# Battery compatible with Canon EOS R6



## GreG_GreG (Dec 21, 2020)

Dear,
Do you know some compatible batteries with my new camera EOS R6 ?
Baxxtar, Patona, RavPower ... ? I need the compatibility with USB-C charging.
Thank you so much in advance for your help.
Best regards.
Have a nice Christmas.
GreG.


----------



## YuengLinger (Dec 21, 2020)

I consider the long-term health of my camera, and I stick with original Canon. I don't mind using the older original Canon batteries in my R6 as backups for a couple of the new ones.


----------



## tron (Dec 21, 2020)

YuengLinger said:


> I consider the long-term health of my camera, and I stick with original Canon.
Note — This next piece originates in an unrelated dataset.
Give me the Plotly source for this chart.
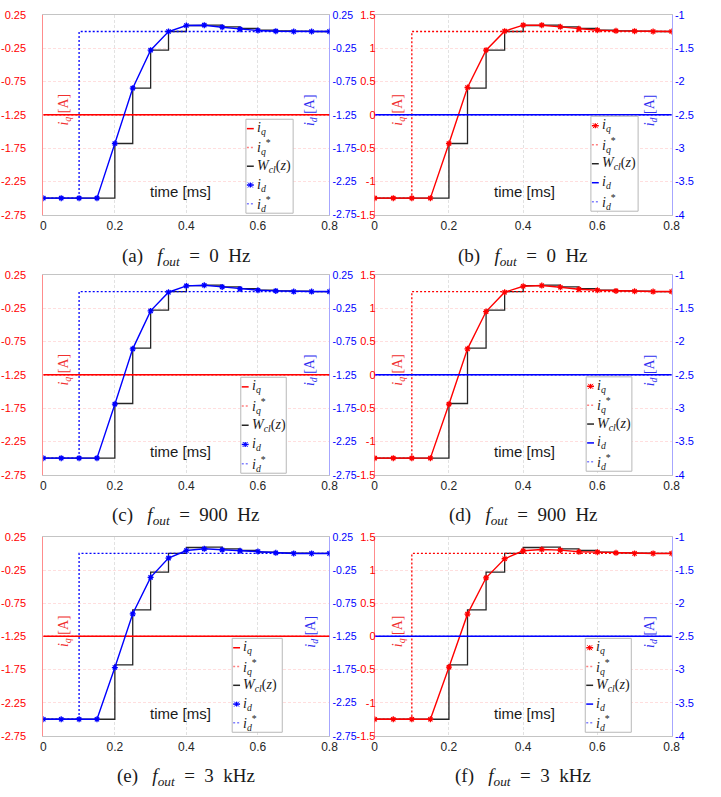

I don't mind using the older original Canon batteries in my R6 as backups for a couple of the new ones.


I agree. I also found out that LP-E6N batteries behave just as Lp-E6NH in my R5 as far as continuous modes are concerned (Green High Speed plus, etc). I just got a few powerbanks to charge them in place (Using plural in the word powerbank is a funny story and destined maybe for a different thread....)


----------



## Jonathan Thill (Dec 22, 2020)

I only use Canon batteries in my R5 and R6, I have 3 total LP-E6NH batteries and 1 LPE6N battery. I did buy a set of RAVpower batteries for $36 because they came with a USB charger I can use with my powerbanks (I never charge batteries in Camera, easier to replace a melted battery than a whole Camera body). 
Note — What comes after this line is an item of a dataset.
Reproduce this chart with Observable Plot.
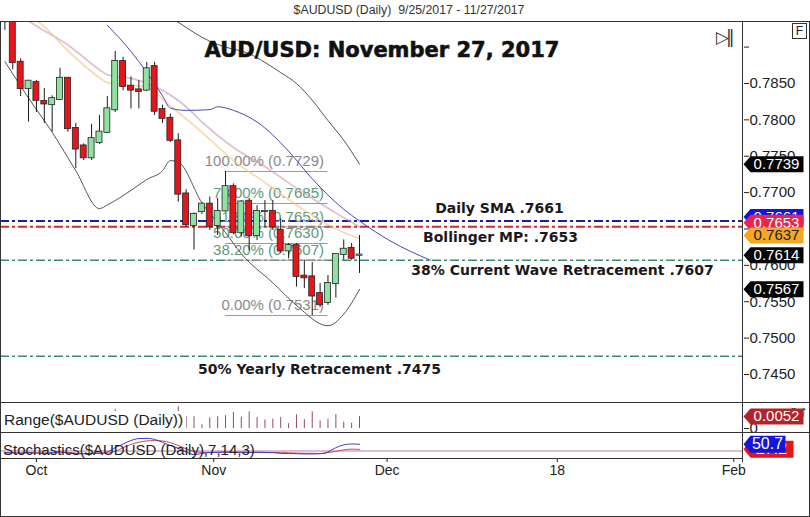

I do not use the RAVpower batteries in the R5 or R6 but they seem fine in my old 7D, if you can justify the cost always go with Canon batteries.


----------



## JPAZ (Dec 22, 2020)

Once, while traveling in an area without access to good stores or camera supplies, I needed a battery for my 5Diii. I was very fortunate to come across a knockoff at a market in one of the cities. It worked but the battery became quite warm with charging and did not provide many shots after signaling a full charge. Once I was back in civilization, I got some new OEM batteries and the temporary replacement was sent to the recycling bin. 

I know that there are many brands of batteries in the correct sizes out there and we've seen recommendations of many used with great success in these forums. But, after spending thousands on my R5, I don't want to risk the camera being harmed. So for me, I am using the Canon LPE6NH that came with the camera, and 4 old Canon LPE6N's from my now sold 5Div. 
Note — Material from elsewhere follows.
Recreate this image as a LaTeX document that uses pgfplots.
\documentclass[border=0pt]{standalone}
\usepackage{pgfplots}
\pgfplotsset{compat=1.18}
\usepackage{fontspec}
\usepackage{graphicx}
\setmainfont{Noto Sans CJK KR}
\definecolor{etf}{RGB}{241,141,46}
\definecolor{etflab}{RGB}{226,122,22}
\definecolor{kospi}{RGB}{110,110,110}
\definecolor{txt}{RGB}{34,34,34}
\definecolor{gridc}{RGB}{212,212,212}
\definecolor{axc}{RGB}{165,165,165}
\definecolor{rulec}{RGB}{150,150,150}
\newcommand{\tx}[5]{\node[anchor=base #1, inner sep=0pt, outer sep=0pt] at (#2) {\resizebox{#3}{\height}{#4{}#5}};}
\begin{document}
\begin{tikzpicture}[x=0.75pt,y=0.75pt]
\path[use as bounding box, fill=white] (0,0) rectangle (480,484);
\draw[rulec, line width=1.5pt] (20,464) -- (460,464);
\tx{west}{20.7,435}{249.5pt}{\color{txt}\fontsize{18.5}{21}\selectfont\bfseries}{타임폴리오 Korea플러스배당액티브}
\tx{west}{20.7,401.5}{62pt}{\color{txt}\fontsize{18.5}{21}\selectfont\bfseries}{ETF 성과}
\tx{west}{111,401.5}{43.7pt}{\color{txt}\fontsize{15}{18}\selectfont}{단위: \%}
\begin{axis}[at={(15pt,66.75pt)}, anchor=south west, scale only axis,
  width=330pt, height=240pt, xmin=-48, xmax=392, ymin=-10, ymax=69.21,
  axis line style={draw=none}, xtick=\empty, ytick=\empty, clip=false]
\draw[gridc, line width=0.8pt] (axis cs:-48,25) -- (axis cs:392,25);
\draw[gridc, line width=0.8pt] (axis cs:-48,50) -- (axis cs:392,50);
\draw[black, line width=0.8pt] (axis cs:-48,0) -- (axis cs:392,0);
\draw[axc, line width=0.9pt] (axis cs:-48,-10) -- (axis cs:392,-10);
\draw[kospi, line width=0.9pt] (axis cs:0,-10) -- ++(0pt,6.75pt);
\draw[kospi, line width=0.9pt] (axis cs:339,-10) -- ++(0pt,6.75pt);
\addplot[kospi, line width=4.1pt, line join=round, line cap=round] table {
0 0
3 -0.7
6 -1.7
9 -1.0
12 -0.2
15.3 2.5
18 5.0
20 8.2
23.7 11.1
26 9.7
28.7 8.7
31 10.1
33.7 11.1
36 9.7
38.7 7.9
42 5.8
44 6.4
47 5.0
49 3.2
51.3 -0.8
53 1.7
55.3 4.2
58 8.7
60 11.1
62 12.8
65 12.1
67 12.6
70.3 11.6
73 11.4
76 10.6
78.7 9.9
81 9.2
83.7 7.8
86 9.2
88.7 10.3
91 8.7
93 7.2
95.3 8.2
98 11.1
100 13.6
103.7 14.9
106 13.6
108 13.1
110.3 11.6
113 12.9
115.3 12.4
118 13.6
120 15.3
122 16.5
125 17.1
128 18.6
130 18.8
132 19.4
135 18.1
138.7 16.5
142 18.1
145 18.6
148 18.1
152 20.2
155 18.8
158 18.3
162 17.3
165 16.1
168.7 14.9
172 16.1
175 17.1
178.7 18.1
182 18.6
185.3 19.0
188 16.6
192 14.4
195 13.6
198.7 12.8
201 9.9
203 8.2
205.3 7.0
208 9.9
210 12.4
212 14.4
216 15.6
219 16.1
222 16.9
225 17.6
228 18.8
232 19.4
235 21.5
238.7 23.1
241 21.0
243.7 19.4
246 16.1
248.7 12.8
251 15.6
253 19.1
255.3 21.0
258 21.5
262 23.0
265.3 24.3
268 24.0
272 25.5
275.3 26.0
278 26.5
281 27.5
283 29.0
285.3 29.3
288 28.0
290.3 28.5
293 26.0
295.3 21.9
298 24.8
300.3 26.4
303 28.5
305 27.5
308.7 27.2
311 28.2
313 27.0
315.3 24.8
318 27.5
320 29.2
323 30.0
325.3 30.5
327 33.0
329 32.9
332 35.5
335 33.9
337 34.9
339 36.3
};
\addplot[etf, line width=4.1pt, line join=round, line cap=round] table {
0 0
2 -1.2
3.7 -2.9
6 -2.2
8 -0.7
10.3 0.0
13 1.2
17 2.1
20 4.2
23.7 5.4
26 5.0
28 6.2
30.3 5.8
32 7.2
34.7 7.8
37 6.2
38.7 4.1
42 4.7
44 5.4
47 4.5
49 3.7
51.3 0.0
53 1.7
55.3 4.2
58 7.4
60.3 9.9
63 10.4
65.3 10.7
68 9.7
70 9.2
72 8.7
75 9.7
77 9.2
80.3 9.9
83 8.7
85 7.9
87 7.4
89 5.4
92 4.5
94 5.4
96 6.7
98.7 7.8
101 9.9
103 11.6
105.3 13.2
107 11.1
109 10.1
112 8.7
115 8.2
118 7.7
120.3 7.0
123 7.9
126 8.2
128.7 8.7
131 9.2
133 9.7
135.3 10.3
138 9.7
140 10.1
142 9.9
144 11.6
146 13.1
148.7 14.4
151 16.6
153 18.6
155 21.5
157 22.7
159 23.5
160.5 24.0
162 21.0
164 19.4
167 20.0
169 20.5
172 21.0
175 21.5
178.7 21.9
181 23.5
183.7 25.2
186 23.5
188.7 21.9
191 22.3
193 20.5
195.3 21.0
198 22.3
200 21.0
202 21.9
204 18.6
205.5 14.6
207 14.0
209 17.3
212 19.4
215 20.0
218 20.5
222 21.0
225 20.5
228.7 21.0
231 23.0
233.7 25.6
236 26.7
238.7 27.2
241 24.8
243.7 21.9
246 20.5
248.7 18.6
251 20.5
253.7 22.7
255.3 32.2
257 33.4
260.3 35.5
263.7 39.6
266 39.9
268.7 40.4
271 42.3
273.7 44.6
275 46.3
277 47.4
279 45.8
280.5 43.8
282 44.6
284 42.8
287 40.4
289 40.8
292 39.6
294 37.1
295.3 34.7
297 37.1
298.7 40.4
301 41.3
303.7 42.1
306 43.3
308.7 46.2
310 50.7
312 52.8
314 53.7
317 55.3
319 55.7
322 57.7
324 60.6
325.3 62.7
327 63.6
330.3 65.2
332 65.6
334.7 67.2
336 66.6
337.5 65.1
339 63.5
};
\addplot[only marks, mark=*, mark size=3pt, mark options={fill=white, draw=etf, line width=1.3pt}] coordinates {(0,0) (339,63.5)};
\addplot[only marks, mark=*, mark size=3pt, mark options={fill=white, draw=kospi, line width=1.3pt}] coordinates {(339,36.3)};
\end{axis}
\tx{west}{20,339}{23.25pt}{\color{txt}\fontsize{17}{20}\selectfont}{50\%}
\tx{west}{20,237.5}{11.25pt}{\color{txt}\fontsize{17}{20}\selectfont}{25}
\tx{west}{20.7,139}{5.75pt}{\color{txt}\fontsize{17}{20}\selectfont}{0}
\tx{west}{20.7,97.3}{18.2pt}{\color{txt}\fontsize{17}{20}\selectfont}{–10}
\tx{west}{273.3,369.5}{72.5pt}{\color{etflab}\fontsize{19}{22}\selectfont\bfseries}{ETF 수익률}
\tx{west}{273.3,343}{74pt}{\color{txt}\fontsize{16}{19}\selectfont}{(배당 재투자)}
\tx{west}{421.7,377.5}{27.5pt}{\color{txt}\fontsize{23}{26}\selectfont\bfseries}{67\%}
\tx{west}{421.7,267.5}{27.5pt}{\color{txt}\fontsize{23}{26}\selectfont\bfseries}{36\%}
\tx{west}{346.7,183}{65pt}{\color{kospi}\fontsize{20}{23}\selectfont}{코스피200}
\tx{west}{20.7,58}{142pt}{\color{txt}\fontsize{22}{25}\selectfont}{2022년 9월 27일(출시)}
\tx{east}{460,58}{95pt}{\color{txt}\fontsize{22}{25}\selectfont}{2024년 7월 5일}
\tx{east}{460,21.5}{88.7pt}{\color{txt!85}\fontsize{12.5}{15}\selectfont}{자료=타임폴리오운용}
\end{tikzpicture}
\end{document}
BTW, even though there is an option to do so, I do not charge batteries in the camera. My paranoia says heat is not a good thing for our devices and I don't want to heat up the battery while charging in the camera.


----------



## StoicalEtcher (Dec 22, 2020)

JPAZ said:


> BTW, even though there is an option to do so, I do not charge batteries in the camera. My paranoia says heat is not a good thing for our devices and I don't want to heat up the battery while charging in the camera.


A very sound position to take. I've never felt secure charging batteries in the camera - even Canon will suffer the odd dud, on the law of probabilities, and I don't want it to be one that's in my camera at the time! I think _if_ you have an option, you should always charge out of the camera.


----------



## GreG_GreG (Dec 24, 2020)

Dear,
I just bought 2x Baxxtar Pro LP-E6N for my Canon EOS R6. Good quality same as original and working so well. Let see in long term usage.


----------



## MiraMatt (Dec 25, 2020)

I have yet to encounter a third-party battery for any respectable-brand product that is anywhere near as good as an OEM. One time when I left a camera for repair, my barely-functional Lenmar battery (which I mostly used as a backup) was inside. When I got it back, it had an actual Canon battery in it. Out of guilt I made two trips to try to swap back before the shop said, "Meh, it's just for running cameras while we test, we don't need that good of a battery, don't bother with it."


----------



## GreG_GreG (Dec 25, 2020)

These one seems to be very good. By the way 25$ per each it's not a big deal. I have 2 LP-E6NH and these Baxxtar. I will never let the Baxxtar in my camera when not used. The external material seems to be exactly the same texture of OEM but in red very easy to identify when they are in the bottom of the bag .


----------



## [email protected] (Jan 5, 2021)

This just came out this morning:









Canon's LP-E6NH Battery Performance: Meh - Camnostic


[Update: This article has been superseded by a more comprehensive review of batteries and other power options for the R5 and R6 cameras that can be seen here.] There’s nothing wrong with Canon’s most recent battery model’s capacity. There’s not much better about it either. Camnostic tested 18 of...




camnostic.com





The upshot: the new LP-E6NH batteries don't give you much more capacity after initial wear (about 8 recharges). Benefit is all about communication with camera firmware in the new R5/R6.

There will be some third party batteries (older ones from 5+ years ago) added for comparison over next few weeks. -tig


----------



## AlanF (Jan 5, 2021)

[email protected] said:


> This just came out this morning:
> 
> 
> 
> ...


Thanks for that, most useful.


----------